GPU's aren't yet awfully efficient at 1 bit math. I could imagine FPGA designs m...

int_19h · on Feb 28, 2024

I don't think it would be difficult to make them efficient.

The main reason why we run this stuff on GPUs is their memory bandwidth, anyway.

sebzim4500 · on Feb 28, 2024

I'm very unconvinced that ASICs are better suited for this than for FP16/FP8 models that are being used today.

londons_explore · on Feb 28, 2024

BF16 is a pretty big unit in an ASIC - You need at least 9 * 5 gates to calculate the exponent of the result, a 10 bit barrel shifter (10*10 + 10*ceil(log2(10)) gates), and a 10 bit multiplier (approximately 10 * 10 * 9 gates)

Total = 1085 gates. The reality is probably far more, because you're going to want to use carry-look-ahead and pipelining.

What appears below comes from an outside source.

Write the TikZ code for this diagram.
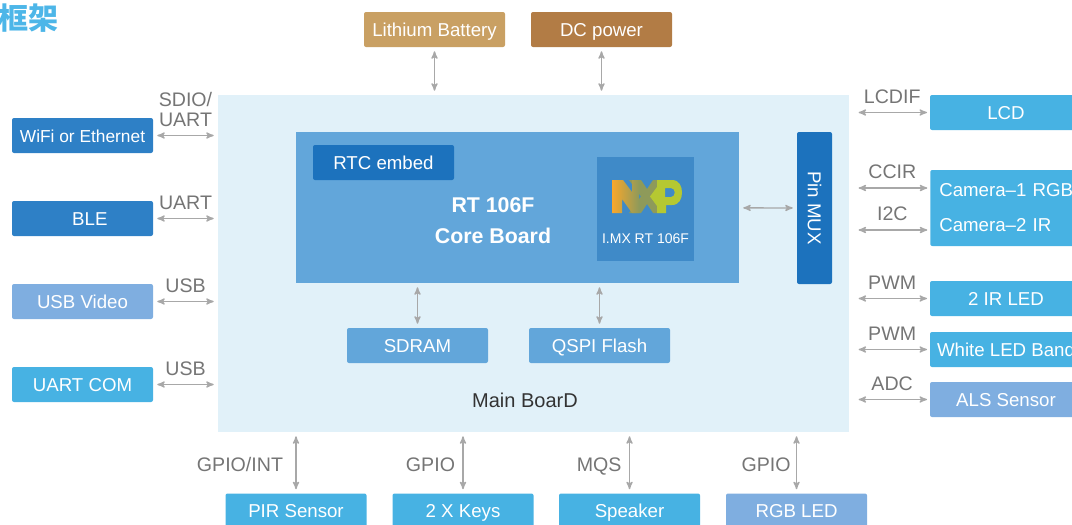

Whereas 1 bit multiplies and add's of say a 16 bit accumulator use... 16 gates! (and probably half since you can probably use scheduling tricks to skip past the zero's, at the expense of variable latency...)

So when 1 bit math uses only 1/100th of the silicon area of 16 bit math, and according to this paper gets the same results, the future is clearly silicon that can do 1 bit math.